Problem requirements:
Take the material below and retype it in full; pictures are left out.
>> Begin Dataset section
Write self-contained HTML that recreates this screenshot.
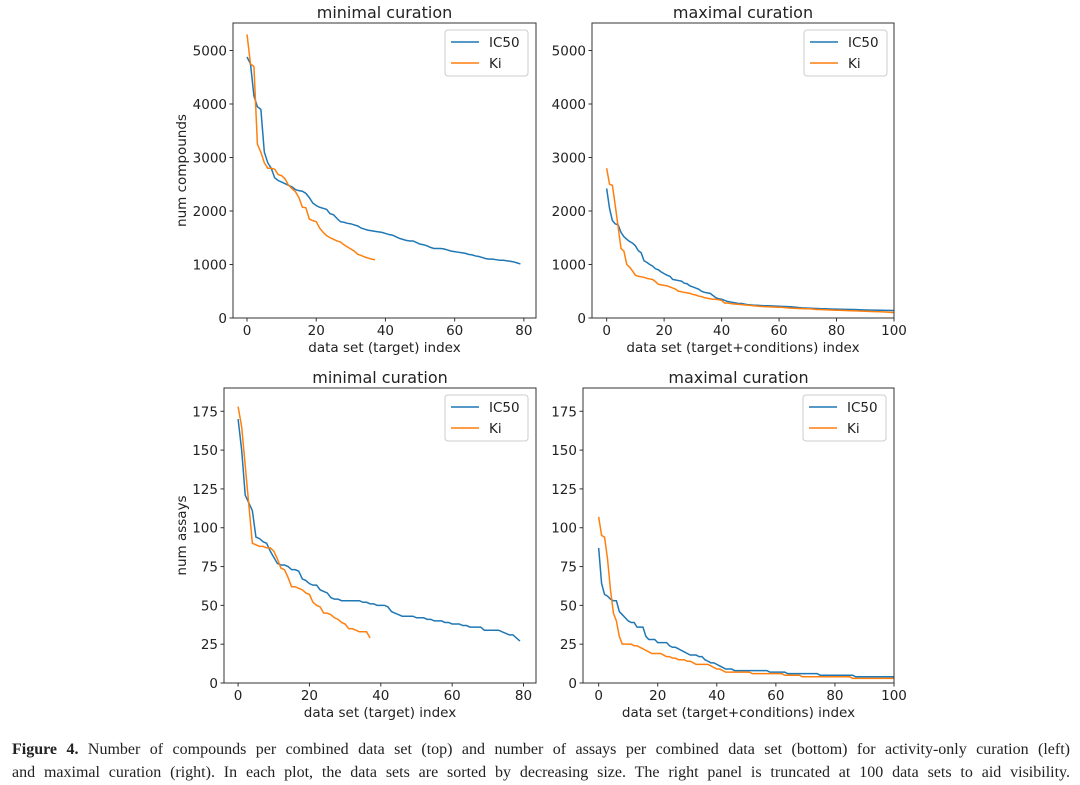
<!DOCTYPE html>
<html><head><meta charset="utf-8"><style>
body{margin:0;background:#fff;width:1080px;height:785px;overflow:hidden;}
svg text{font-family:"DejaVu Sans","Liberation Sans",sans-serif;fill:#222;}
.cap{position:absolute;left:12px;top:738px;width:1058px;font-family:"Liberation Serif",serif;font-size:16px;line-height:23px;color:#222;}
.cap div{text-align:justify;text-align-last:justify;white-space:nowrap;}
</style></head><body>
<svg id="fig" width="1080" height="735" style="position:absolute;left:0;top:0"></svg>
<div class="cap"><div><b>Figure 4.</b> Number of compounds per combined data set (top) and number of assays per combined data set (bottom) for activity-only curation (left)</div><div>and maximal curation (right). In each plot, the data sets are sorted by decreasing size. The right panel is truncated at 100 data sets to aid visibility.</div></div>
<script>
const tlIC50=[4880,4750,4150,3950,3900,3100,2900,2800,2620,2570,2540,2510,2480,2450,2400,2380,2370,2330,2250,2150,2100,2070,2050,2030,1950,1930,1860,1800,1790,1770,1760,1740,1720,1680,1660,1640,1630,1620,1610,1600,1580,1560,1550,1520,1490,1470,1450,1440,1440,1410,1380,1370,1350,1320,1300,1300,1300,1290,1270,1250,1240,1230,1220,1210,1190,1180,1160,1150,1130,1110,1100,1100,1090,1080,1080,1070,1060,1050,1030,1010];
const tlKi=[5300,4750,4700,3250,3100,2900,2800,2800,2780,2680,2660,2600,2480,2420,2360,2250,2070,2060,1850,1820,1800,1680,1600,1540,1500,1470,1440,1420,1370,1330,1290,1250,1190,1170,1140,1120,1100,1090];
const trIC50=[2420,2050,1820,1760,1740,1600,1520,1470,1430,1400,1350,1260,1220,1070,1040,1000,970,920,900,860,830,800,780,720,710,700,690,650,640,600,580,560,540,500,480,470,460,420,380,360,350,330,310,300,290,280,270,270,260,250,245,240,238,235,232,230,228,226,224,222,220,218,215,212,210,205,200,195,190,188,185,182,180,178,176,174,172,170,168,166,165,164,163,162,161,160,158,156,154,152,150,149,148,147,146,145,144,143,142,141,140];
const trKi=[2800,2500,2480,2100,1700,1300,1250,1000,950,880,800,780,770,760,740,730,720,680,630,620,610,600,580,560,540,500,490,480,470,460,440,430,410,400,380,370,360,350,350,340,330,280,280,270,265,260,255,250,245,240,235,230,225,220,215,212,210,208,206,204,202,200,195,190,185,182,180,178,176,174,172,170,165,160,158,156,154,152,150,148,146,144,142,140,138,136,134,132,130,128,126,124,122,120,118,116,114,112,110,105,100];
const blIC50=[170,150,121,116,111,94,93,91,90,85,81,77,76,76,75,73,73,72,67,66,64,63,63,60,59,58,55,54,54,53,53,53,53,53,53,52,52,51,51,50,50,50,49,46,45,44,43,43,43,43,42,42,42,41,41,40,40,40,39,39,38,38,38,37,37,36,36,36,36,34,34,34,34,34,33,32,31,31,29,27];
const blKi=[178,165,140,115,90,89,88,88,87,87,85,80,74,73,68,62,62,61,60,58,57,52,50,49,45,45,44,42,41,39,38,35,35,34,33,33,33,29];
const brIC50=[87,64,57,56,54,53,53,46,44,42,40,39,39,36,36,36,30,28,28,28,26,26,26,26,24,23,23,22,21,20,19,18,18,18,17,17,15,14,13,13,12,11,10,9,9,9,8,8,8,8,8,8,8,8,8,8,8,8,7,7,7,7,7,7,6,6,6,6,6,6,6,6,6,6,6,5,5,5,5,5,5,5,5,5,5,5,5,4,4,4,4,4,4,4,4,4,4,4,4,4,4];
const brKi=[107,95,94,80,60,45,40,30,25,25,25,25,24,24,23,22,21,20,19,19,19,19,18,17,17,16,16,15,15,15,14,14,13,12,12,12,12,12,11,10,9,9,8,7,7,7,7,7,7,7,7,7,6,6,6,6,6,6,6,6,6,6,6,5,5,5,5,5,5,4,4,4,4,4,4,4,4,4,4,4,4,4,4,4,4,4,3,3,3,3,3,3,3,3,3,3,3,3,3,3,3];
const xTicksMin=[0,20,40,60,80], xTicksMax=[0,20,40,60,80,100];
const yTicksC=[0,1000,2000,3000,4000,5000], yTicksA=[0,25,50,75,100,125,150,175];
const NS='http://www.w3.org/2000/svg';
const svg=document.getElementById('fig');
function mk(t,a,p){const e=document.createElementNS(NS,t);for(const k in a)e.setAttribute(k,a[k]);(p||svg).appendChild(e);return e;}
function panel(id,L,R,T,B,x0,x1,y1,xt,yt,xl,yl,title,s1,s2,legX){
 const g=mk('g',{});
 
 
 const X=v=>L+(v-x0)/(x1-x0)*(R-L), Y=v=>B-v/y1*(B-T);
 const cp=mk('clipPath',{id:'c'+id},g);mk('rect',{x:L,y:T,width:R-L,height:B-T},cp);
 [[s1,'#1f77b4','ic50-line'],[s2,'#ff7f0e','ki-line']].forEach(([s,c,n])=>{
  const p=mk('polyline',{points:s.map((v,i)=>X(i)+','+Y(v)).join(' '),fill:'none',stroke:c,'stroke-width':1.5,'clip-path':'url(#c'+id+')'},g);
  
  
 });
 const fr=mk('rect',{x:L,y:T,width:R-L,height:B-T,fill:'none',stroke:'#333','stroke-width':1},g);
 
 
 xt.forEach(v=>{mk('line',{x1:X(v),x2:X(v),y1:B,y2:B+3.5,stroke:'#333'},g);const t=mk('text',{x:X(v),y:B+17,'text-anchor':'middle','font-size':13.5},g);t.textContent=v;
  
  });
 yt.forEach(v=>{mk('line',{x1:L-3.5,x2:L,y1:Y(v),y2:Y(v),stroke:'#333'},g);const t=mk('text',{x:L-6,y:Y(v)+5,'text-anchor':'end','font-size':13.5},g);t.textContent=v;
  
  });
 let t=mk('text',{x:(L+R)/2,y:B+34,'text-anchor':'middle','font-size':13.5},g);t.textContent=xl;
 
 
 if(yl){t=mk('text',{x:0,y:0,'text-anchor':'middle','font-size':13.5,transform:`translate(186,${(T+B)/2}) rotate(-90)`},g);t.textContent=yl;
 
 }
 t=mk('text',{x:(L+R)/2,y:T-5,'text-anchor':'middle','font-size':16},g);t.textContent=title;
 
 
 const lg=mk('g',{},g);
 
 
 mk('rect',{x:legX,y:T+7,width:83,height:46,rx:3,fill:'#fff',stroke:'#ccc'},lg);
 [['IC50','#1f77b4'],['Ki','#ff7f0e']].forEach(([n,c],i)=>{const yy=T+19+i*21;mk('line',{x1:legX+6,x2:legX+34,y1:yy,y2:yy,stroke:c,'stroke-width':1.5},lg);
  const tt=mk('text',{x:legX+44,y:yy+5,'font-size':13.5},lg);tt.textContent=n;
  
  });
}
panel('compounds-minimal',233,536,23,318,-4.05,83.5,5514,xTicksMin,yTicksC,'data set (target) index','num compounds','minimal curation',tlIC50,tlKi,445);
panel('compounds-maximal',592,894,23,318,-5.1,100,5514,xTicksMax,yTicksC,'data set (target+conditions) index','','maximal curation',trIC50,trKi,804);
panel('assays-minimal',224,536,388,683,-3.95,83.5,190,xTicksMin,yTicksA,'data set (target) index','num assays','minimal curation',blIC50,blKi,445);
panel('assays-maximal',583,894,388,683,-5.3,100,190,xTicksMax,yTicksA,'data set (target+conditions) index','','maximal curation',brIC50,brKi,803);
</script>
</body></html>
>> End Dataset section
Result:
Write self-contained HTML that recreates this screenshot.
<!DOCTYPE html>
<html><head><meta charset="utf-8"><style>
body{margin:0;background:#fff;width:1080px;height:785px;overflow:hidden;}
svg text{font-family:"DejaVu Sans","Liberation Sans",sans-serif;fill:#222;}
.cap{position:absolute;left:12px;top:738px;width:1058px;font-family:"Liberation Serif",serif;font-size:16px;line-height:23px;color:#222;}
.cap div{text-align:justify;text-align-last:justify;white-space:nowrap;}
</style></head><body>
<svg id="fig" width="1080" height="735" style="position:absolute;left:0;top:0"></svg>
<div class="cap"><div><b>Figure 4.</b> Number of compounds per combined data set (top) and number of assays per combined data set (bottom) for activity-only curation (left)</div><div>and maximal curation (right). In each plot, the data sets are sorted by decreasing size. The right panel is truncated at 100 data sets to aid visibility.</div></div>
<script>
const tlIC50=[4880,4750,4150,3950,3900,3100,2900,2800,2620,2570,2540,2510,2480,2450,2400,2380,2370,2330,2250,2150,2100,2070,2050,2030,1950,1930,1860,1800,1790,1770,1760,1740,1720,1680,1660,1640,1630,1620,1610,1600,1580,1560,1550,1520,1490,1470,1450,1440,1440,1410,1380,1370,1350,1320,1300,1300,1300,1290,1270,1250,1240,1230,1220,1210,1190,1180,1160,1150,1130,1110,1100,1100,1090,1080,1080,1070,1060,1050,1030,1010];
const tlKi=[5300,4750,4700,3250,3100,2900,2800,2800,2780,2680,2660,2600,2480,2420,2360,2250,2070,2060,1850,1820,1800,1680,1600,1540,1500,1470,1440,1420,1370,1330,1290,1250,1190,1170,1140,1120,1100,1090];
const trIC50=[2420,2050,1820,1760,1740,1600,1520,1470,1430,1400,1350,1260,1220,1070,1040,1000,970,920,900,860,830,800,780,720,710,700,690,650,640,600,580,560,540,500,480,470,460,420,380,360,350,330,310,300,290,280,270,270,260,250,245,240,238,235,232,230,228,226,224,222,220,218,215,212,210,205,200,195,190,188,185,182,180,178,176,174,172,170,168,166,165,164,163,162,161,160,158,156,154,152,150,149,148,147,146,145,144,143,142,141,140];
const trKi=[2800,2500,2480,2100,1700,1300,1250,1000,950,880,800,780,770,760,740,730,720,680,630,620,610,600,580,560,540,500,490,480,470,460,440,430,410,400,380,370,360,350,350,340,330,280,280,270,265,260,255,250,245,240,235,230,225,220,215,212,210,208,206,204,202,200,195,190,185,182,180,178,176,174,172,170,165,160,158,156,154,152,150,148,146,144,142,140,138,136,134,132,130,128,126,124,122,120,118,116,114,112,110,105,100];
const blIC50=[170,150,121,116,111,94,93,91,90,85,81,77,76,76,75,73,73,72,67,66,64,63,63,60,59,58,55,54,54,53,53,53,53,53,53,52,52,51,51,50,50,50,49,46,45,44,43,43,43,43,42,42,42,41,41,40,40,40,39,39,38,38,38,37,37,36,36,36,36,34,34,34,34,34,33,32,31,31,29,27];
const blKi=[178,165,140,115,90,89,88,88,87,87,85,80,74,73,68,62,62,61,60,58,57,52,50,49,45,45,44,42,41,39,38,35,35,34,33,33,33,29];
const brIC50=[87,64,57,56,54,53,53,46,44,42,40,39,39,36,36,36,30,28,28,28,26,26,26,26,24,23,23,22,21,20,19,18,18,18,17,17,15,14,13,13,12,11,10,9,9,9,8,8,8,8,8,8,8,8,8,8,8,8,7,7,7,7,7,7,6,6,6,6,6,6,6,6,6,6,6,5,5,5,5,5,5,5,5,5,5,5,5,4,4,4,4,4,4,4,4,4,4,4,4,4,4];
const brKi=[107,95,94,80,60,45,40,30,25,25,25,25,24,24,23,22,21,20,19,19,19,19,18,17,17,16,16,15,15,15,14,14,13,12,12,12,12,12,11,10,9,9,8,7,7,7,7,7,7,7,7,7,6,6,6,6,6,6,6,6,6,6,6,5,5,5,5,5,5,4,4,4,4,4,4,4,4,4,4,4,4,4,4,4,4,4,3,3,3,3,3,3,3,3,3,3,3,3,3,3,3];
const xTicksMin=[0,20,40,60,80], xTicksMax=[0,20,40,60,80,100];
const yTicksC=[0,1000,2000,3000,4000,5000], yTicksA=[0,25,50,75,100,125,150,175];
const NS='http://www.w3.org/2000/svg';
const svg=document.getElementById('fig');
function mk(t,a,p){const e=document.createElementNS(NS,t);for(const k in a)e.setAttribute(k,a[k]);(p||svg).appendChild(e);return e;}
function panel(id,L,R,T,B,x0,x1,y1,xt,yt,xl,yl,title,s1,s2,legX){
 const g=mk('g',{});
 
 
 const X=v=>L+(v-x0)/(x1-x0)*(R-L), Y=v=>B-v/y1*(B-T);
 const cp=mk('clipPath',{id:'c'+id},g);mk('rect',{x:L,y:T,width:R-L,height:B-T},cp);
 [[s1,'#1f77b4','ic50-line'],[s2,'#ff7f0e','ki-line']].forEach(([s,c,n])=>{
  const p=mk('polyline',{points:s.map((v,i)=>X(i)+','+Y(v)).join(' '),fill:'none',stroke:c,'stroke-width':1.5,'clip-path':'url(#c'+id+')'},g);
  
  
 });
 const fr=mk('rect',{x:L,y:T,width:R-L,height:B-T,fill:'none',stroke:'#333','stroke-width':1},g);
 
 
 xt.forEach(v=>{mk('line',{x1:X(v),x2:X(v),y1:B,y2:B+3.5,stroke:'#333'},g);const t=mk('text',{x:X(v),y:B+17,'text-anchor':'middle','font-size':13.5},g);t.textContent=v;
  
  });
 yt.forEach(v=>{mk('line',{x1:L-3.5,x2:L,y1:Y(v),y2:Y(v),stroke:'#333'},g);const t=mk('text',{x:L-6,y:Y(v)+5,'text-anchor':'end','font-size':13.5},g);t.textContent=v;
  
  });
 let t=mk('text',{x:(L+R)/2,y:B+34,'text-anchor':'middle','font-size':13.5},g);t.textContent=xl;
 
 
 if(yl){t=mk('text',{x:0,y:0,'text-anchor':'middle','font-size':13.5,transform:`translate(186,${(T+B)/2}) rotate(-90)`},g);t.textContent=yl;
 
 }
 t=mk('text',{x:(L+R)/2,y:T-5,'text-anchor':'middle','font-size':16},g);t.textContent=title;
 
 
 const lg=mk('g',{},g);
 
 
 mk('rect',{x:legX,y:T+7,width:83,height:46,rx:3,fill:'#fff',stroke:'#ccc'},lg);
 [['IC50','#1f77b4'],['Ki','#ff7f0e']].forEach(([n,c],i)=>{const yy=T+19+i*21;mk('line',{x1:legX+6,x2:legX+34,y1:yy,y2:yy,stroke:c,'stroke-width':1.5},lg);
  const tt=mk('text',{x:legX+44,y:yy+5,'font-size':13.5},lg);tt.textContent=n;
  
  });
}
panel('compounds-minimal',233,536,23,318,-4.05,83.5,5514,xTicksMin,yTicksC,'data set (target) index','num compounds','minimal curation',tlIC50,tlKi,445);
panel('compounds-maximal',592,894,23,318,-5.1,100,5514,xTicksMax,yTicksC,'data set (target+conditions) index','','maximal curation',trIC50,trKi,804);
panel('assays-minimal',224,536,388,683,-3.95,83.5,190,xTicksMin,yTicksA,'data set (target) index','num assays','minimal curation',blIC50,blKi,445);
panel('assays-maximal',583,894,388,683,-5.3,100,190,xTicksMax,yTicksA,'data set (target+conditions) index','','maximal curation',brIC50,brKi,803);
</script>
</body></html>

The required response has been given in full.